* Aim:
Everything from the first line of the entries below through the line holding "0.58, 0.36, 0.27]" must be printed exactly as written.

* The data:
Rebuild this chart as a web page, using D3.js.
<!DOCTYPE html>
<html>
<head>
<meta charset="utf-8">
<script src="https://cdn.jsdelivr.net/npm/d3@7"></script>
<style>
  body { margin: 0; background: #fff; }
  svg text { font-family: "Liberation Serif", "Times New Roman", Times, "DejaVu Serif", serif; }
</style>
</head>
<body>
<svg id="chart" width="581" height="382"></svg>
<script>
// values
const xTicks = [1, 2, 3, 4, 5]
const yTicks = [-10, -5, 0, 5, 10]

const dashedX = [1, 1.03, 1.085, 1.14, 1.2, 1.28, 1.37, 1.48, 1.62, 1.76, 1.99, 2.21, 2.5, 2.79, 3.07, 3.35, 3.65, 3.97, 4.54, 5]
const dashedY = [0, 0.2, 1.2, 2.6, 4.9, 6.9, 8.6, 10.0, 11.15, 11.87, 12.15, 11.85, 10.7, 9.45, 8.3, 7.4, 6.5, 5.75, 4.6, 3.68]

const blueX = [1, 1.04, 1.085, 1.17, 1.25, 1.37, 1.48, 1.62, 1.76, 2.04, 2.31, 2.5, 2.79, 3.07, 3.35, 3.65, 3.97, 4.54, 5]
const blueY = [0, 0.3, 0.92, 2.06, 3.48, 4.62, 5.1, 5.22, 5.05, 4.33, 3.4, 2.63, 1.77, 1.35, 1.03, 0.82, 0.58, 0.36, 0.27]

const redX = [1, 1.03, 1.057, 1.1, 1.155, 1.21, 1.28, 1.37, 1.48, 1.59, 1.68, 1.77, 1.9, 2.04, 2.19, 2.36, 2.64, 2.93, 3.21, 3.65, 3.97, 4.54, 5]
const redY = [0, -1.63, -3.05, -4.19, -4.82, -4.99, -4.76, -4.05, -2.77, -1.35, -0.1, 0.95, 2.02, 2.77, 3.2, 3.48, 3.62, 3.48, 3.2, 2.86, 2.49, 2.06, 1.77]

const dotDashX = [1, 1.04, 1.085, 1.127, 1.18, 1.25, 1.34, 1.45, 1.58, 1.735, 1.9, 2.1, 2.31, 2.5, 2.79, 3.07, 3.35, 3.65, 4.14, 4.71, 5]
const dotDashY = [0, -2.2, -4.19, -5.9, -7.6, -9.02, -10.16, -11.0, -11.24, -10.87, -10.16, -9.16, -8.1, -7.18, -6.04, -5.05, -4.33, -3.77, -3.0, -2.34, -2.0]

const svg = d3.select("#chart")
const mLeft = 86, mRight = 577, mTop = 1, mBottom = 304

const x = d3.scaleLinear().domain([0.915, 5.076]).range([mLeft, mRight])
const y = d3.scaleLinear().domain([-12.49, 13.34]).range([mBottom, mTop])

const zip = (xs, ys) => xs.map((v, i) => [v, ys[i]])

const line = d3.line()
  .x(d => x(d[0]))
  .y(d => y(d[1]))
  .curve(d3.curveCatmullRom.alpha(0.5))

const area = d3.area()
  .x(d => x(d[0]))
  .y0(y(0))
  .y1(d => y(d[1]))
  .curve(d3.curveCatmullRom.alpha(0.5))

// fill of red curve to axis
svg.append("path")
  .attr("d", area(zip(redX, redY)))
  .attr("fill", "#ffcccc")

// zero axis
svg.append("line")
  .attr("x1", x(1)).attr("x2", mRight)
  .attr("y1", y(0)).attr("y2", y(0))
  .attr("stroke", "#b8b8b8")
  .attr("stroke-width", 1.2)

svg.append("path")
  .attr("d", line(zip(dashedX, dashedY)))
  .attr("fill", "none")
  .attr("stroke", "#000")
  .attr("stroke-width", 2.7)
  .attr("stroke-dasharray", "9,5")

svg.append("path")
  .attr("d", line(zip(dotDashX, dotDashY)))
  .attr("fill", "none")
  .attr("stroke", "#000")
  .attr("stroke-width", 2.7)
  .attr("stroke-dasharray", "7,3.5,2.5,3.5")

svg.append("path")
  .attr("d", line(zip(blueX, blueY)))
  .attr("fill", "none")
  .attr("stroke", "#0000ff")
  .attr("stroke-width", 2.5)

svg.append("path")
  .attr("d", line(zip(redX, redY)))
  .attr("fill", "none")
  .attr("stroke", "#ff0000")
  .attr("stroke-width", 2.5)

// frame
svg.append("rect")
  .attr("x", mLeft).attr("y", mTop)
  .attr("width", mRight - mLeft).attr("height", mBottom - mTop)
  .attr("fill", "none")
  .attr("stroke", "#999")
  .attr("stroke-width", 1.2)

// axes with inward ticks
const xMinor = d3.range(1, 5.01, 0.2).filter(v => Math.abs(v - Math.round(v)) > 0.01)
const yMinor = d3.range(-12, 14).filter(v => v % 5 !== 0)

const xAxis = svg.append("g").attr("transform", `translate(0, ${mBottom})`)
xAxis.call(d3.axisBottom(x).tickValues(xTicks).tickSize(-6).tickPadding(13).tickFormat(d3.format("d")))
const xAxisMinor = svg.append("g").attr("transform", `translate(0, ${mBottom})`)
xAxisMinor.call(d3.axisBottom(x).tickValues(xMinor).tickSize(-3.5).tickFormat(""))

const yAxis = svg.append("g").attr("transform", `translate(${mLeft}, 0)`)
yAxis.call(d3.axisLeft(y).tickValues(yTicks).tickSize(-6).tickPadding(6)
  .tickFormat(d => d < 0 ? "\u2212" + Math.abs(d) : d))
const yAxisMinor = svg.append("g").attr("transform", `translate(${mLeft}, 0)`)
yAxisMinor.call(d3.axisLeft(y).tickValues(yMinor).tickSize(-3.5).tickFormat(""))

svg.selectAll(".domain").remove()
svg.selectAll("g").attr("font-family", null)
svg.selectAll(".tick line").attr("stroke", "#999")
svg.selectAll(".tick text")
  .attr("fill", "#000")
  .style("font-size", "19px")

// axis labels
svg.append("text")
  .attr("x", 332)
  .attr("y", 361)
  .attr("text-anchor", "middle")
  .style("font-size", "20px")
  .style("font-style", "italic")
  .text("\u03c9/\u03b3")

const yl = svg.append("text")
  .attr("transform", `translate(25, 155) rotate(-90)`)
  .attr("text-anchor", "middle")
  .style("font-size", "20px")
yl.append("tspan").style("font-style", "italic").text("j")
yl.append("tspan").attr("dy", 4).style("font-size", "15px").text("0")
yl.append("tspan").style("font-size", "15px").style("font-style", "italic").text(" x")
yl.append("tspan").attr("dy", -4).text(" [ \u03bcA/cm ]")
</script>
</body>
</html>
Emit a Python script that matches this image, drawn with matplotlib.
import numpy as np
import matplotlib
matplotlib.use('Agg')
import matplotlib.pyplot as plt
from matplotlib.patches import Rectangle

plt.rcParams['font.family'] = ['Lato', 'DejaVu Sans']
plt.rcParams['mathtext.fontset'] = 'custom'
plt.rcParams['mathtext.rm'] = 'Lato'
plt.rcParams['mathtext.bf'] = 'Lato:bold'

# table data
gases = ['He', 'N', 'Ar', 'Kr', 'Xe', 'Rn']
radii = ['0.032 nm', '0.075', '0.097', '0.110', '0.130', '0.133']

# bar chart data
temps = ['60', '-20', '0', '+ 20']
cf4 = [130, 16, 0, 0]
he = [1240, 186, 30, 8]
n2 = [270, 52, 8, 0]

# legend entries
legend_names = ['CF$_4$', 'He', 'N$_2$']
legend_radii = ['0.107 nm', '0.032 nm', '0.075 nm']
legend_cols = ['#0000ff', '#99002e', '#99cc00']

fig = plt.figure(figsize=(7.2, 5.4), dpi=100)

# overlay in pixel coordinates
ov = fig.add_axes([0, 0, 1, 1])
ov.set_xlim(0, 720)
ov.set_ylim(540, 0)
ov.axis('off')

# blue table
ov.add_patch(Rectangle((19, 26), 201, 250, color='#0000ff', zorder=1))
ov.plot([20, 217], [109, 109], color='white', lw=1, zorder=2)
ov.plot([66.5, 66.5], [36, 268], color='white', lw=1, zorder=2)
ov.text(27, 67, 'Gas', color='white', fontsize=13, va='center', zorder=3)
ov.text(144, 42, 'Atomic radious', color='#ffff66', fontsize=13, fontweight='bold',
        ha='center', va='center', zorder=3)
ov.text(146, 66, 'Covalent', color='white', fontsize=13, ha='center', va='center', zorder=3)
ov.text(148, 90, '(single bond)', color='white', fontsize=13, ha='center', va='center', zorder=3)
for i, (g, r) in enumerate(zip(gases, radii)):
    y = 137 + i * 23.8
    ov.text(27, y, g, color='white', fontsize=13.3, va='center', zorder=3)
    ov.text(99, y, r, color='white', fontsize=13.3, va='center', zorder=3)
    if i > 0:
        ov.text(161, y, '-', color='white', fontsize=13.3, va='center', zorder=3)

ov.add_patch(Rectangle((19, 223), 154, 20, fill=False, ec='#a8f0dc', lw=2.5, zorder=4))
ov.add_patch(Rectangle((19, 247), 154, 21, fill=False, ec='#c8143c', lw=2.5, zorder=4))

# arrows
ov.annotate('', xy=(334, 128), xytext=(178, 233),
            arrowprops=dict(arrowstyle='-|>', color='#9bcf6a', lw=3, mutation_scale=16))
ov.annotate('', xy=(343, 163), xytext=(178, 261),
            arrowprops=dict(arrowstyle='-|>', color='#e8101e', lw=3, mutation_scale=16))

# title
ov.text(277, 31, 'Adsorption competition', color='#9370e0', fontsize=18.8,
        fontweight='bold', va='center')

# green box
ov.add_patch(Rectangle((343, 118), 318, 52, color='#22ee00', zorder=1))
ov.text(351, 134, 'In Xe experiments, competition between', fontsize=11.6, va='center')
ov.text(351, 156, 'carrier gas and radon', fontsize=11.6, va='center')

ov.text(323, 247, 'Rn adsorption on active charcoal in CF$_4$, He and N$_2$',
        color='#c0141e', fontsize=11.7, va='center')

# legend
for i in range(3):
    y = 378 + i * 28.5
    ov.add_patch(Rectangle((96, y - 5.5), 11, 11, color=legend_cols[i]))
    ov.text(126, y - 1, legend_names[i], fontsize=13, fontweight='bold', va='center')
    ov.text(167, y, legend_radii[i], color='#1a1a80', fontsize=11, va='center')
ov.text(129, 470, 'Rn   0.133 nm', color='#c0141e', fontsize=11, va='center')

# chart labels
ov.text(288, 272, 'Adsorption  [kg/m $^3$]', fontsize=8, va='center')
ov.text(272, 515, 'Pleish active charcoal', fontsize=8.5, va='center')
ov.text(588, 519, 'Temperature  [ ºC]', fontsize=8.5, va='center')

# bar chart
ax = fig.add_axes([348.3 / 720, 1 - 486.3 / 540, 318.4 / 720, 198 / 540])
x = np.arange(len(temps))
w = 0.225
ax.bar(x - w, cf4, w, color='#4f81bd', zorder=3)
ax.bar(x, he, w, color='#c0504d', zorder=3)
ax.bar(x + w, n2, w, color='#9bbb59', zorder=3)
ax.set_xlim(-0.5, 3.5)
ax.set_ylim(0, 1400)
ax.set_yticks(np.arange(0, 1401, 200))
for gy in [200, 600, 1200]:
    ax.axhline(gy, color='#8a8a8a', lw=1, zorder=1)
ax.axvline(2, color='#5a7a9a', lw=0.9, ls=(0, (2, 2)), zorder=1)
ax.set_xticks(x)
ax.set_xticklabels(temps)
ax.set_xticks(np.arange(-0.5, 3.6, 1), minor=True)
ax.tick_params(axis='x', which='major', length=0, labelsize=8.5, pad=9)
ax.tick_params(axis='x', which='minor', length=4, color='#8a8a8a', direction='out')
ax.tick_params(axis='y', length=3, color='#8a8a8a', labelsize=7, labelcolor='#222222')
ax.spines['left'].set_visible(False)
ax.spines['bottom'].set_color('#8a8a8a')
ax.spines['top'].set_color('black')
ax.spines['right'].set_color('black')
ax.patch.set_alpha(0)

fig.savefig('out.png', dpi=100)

* Exercise solution:
Rebuild this chart as a web page, using D3.js.
<!DOCTYPE html>
<html>
<head>
<meta charset="utf-8">
<script src="https://cdn.jsdelivr.net/npm/d3@7"></script>
<style>
  body { margin: 0; background: #fff; }
  svg text { font-family: "Liberation Serif", "Times New Roman", Times, "DejaVu Serif", serif; }
</style>
</head>
<body>
<svg id="chart" width="581" height="382"></svg>
<script>
// values
const xTicks = [1, 2, 3, 4, 5]
const yTicks = [-10, -5, 0, 5, 10]

const dashedX = [1, 1.03, 1.085, 1.14, 1.2, 1.28, 1.37, 1.48, 1.62, 1.76, 1.99, 2.21, 2.5, 2.79, 3.07, 3.35, 3.65, 3.97, 4.54, 5]
const dashedY = [0, 0.2, 1.2, 2.6, 4.9, 6.9, 8.6, 10.0, 11.15, 11.87, 12.15, 11.85, 10.7, 9.45, 8.3, 7.4, 6.5, 5.75, 4.6, 3.68]

const blueX = [1, 1.04, 1.085, 1.17, 1.25, 1.37, 1.48, 1.62, 1.76, 2.04, 2.31, 2.5, 2.79, 3.07, 3.35, 3.65, 3.97, 4.54, 5]
const blueY = [0, 0.3, 0.92, 2.06, 3.48, 4.62, 5.1, 5.22, 5.05, 4.33, 3.4, 2.63, 1.77, 1.35, 1.03, 0.82, 0.58, 0.36, 0.27]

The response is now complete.